The company, which sells enterprise security management software to numerous federal agencies, is unveiling the newest release, version 3.5, of its flagship Enterprise Security Management (ESM) software.
ESM 3.5 helps organizations fight insider threats ' disgruntled employees who use their authorized access to do their employer harm, Gretchen Hellman, senior product marketing manager, said.
The program introduces operational time analysis, which enables organizations create profiles of when applications and systems are supposed to be used, Hellman said.
Any activity outside the profile's parameters are flagged and evaluated for risk according to the authorization of the targeted individual and the application being used, she said.
ESM 3.5 also has self-monitoring and self-diagnostic functions to increase manageability of enterprisewide implementations, Hellman said.
ArcSight is also planning to release two new applications to add extra threat-detection and threat-stopping capabilities to its ESM software, Steve Sommer, senior vice president of marketing and business development at ArcSight, said.
The first, ArcSight Pattern Discovery, contains an automated pattern-recognition engine that can find repeating event sequences in data collected by ESM 3.0 and 3.5, Sommer said. Such sequences can indicate policy violations and insider and outsider threats.
The software can detect 'low-and-slow' cyberattacks, evolving worm variants and other assaults used by more-sophisticated attackers, Sommer said.
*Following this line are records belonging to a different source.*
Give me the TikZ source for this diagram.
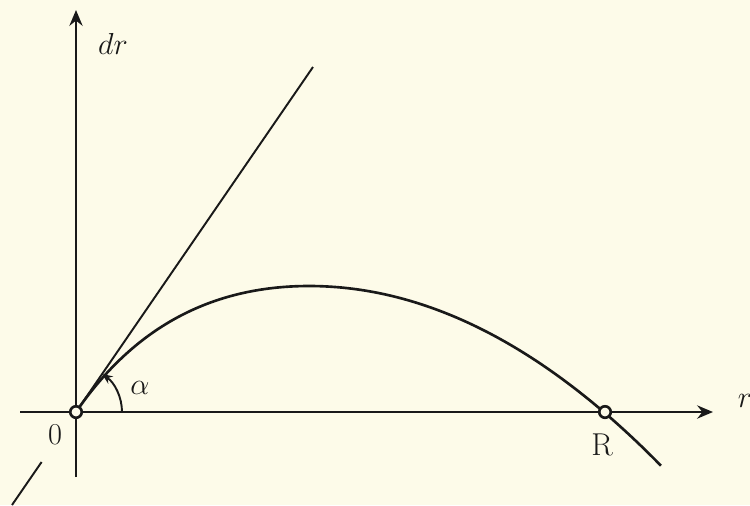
\documentclass[tikz,border=0pt]{standalone}
\usetikzlibrary{arrows.meta}
\definecolor{paper}{RGB}{253,251,233}
\definecolor{ink}{RGB}{25,25,25}
\begin{document}
\begin{tikzpicture}[x=0.02cm,y=0.02cm,
  axisline/.style={draw=ink,line width=1.6pt,-{Stealth[length=9pt,width=7.5pt,inset=3pt]}},
  curveline/.style={draw=ink,line width=1.5pt},
  thinline/.style={draw=ink,line width=1.1pt},
  dot/.style={circle,draw=ink,fill=paper,line width=1.5pt,minimum size=0.23cm,inner sep=0pt},
  lab/.style={text=ink,font=\fontsize{18}{20}\selectfont,inner sep=0pt}]
\fill[paper] (0,0) rectangle (750,-505);
\useasboundingbox (0,0) rectangle (750,-505);
% coordinates
\coordinate (xs) at (20,-412);
\coordinate (xe) at (713,-412);
\coordinate (yb) at (76,-477);
\coordinate (yt) at (76,-10);
\coordinate (o) at (76,-412);
\coordinate (tt) at (313,-67);
\coordinate (l1) at (41.6,-462);
\coordinate (l2) at (12,-505);
\coordinate (pk) at (309,-286);
\coordinate (ce) at (661,-465.7);
\coordinate (a0) at (122,-412);
% axes
\draw[axisline] (xs) -- (xe);
\draw[axisline] (yb) -- (yt);
% tangent
\draw[thinline] (o) -- (tt);
\draw[thinline] (l1) -- (l2);
% curve
\draw[curveline] (o) .. controls (132.5,-329.5) and (209,-286) .. (pk)
  .. controls (426.3,-286) and (543.7,-345.9) .. (ce);
% angle
\draw[thinline,-{Stealth[length=6pt,width=5pt,inset=2pt]}] (a0) arc[start angle=0,end angle=55.6,radius=46];
% points
\node[dot] (O) at (o) {};
\node[dot] (R) at (605,-412) {};
% labels
\node[lab] (l0) at (55,-435) {$0$};
\node[lab] (lR) at (602,-445) {R};
\node[lab] (lr) at (745,-401) {$r$};
\node[lab] (ldr) at (113,-44) {$dr$};
\node[lab] (la) at (140,-388) {$\alpha$};
\end{tikzpicture}
\end{document}
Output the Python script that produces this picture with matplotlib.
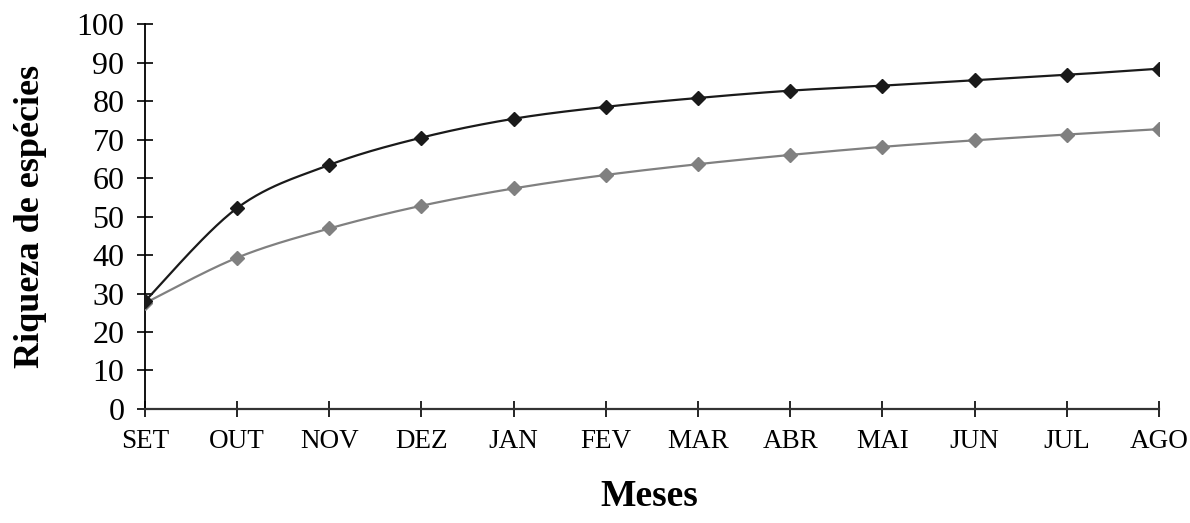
import numpy as np
import matplotlib.pyplot as plt

meses = ['SET', 'OUT', 'NOV', 'DEZ', 'JAN', 'FEV', 'MAR', 'ABR', 'MAI', 'JUN', 'JUL', 'AGO']
riqueza_preta = [28, 52.2, 63.4, 70.5, 75.4, 78.5, 80.8, 82.7, 84.0, 85.4, 86.8, 88.4]
riqueza_cinza = [27.5, 39.3, 46.9, 52.8, 57.3, 60.8, 63.6, 66.0, 68.1, 69.8, 71.3, 72.7]


def smooth_line(xs, ys, n=30):
    # Catmull-Rom curve through the points, like a smoothed spreadsheet line
    xs = np.asarray(xs, float)
    ys = np.asarray(ys, float)
    px = np.concatenate([[xs[0]], xs, [xs[-1]]])
    py = np.concatenate([[ys[0]], ys, [ys[-1]]])
    out_x, out_y = [], []
    t = np.linspace(0, 1, n)
    for i in range(1, len(px) - 2):
        b1x = px[i] + (px[i + 1] - px[i - 1]) / 6
        b1y = py[i] + (py[i + 1] - py[i - 1]) / 6
        b2x = px[i + 1] - (px[i + 2] - px[i]) / 6
        b2y = py[i + 1] - (py[i + 2] - py[i]) / 6
        cx = (1 - t) ** 3 * px[i] + 3 * (1 - t) ** 2 * t * b1x + 3 * (1 - t) * t ** 2 * b2x + t ** 3 * px[i + 1]
        cy = (1 - t) ** 3 * py[i] + 3 * (1 - t) ** 2 * t * b1y + 3 * (1 - t) * t ** 2 * b2y + t ** 3 * py[i + 1]
        out_x.extend(cx)
        out_y.extend(cy)
    return out_x, out_y


plt.rcParams['font.family'] = ['Liberation Serif', 'DejaVu Serif']

fig = plt.figure(figsize=(11.9, 5.23), dpi=100)
ax = fig.add_axes([0.1218, 0.218, 0.8521, 0.736])

x = np.arange(len(meses))
for vals, cor in [(riqueza_cinza, '#808080'), (riqueza_preta, '#1a1a1a')]:
    sx, sy = smooth_line(x, vals)
    ax.plot(sx, sy, color=cor, lw=1.6, zorder=3)
    ax.plot(x, vals, linestyle='none', marker='D', ms=7.2, color=cor, zorder=4)

ax.set_xlim(0, 11)
ax.set_ylim(0, 100)
ax.set_yticks(range(0, 101, 10))
ax.set_xticks(x)
ax.set_xticklabels(meses)
ax.tick_params(axis='y', direction='inout', length=11.5, width=1.2, labelsize=23, pad=9)
ax.tick_params(axis='x', direction='inout', length=11.5, width=1.2, labelsize=19.5, pad=9)

ax.spines['top'].set_visible(False)
ax.spines['right'].set_visible(False)
ax.spines['left'].set_linewidth(1.3)
ax.spines['bottom'].set_linewidth(1.6)
ax.spines['bottom'].set_color('#333333')

fig.text(0.026, 0.586, 'Riqueza de espécies', rotation=90, ha='center', va='center',
         fontsize=26, fontweight='bold')
fig.text(0.546, 0.05, 'Meses', ha='center', va='center', fontsize=27, fontweight='bold')

fig.savefig('out.png', dpi=100)
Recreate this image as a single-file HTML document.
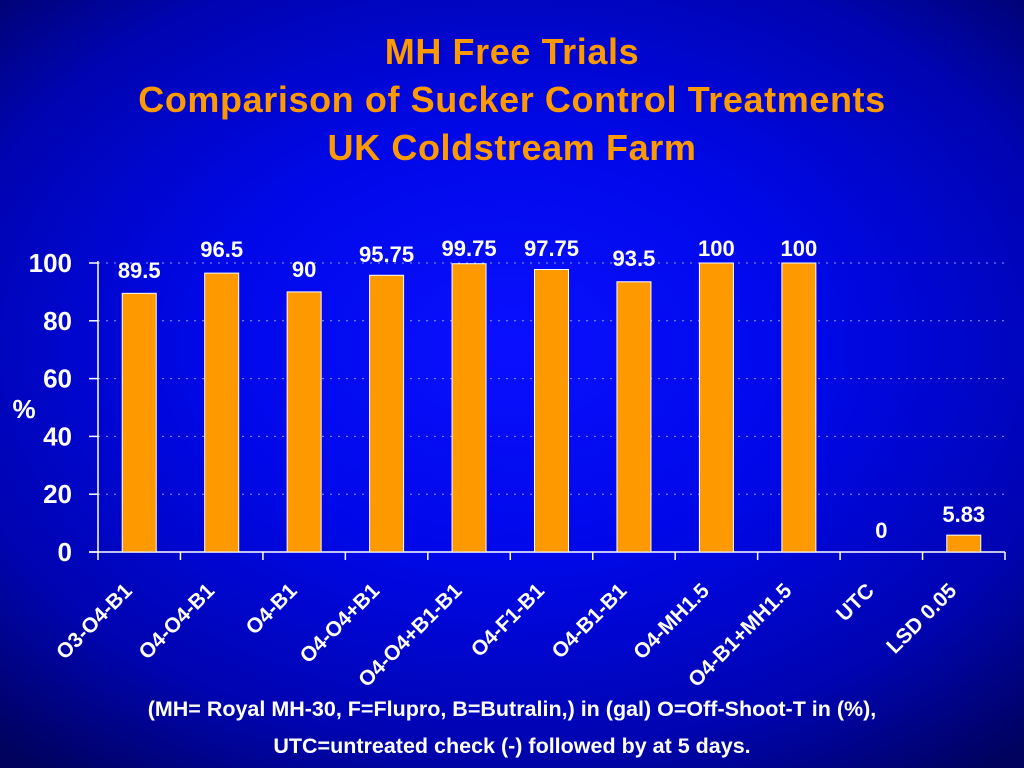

It then automatically creates rules to identify and block those threats.
The second, ArcSight Interactive Discovery software, translates complex data into customizable visual images to explain individual attacks, Sommer said. Users can view all data from one perspective, such as geospatial or time, and determine the security and business impacts of a given event.
The program enables technical personnel to communicate better with nontechnical decision-makers, Sommer said. It also helps executives understand the wide-ranging effects of specific security threats as well as their organization's overall security posture.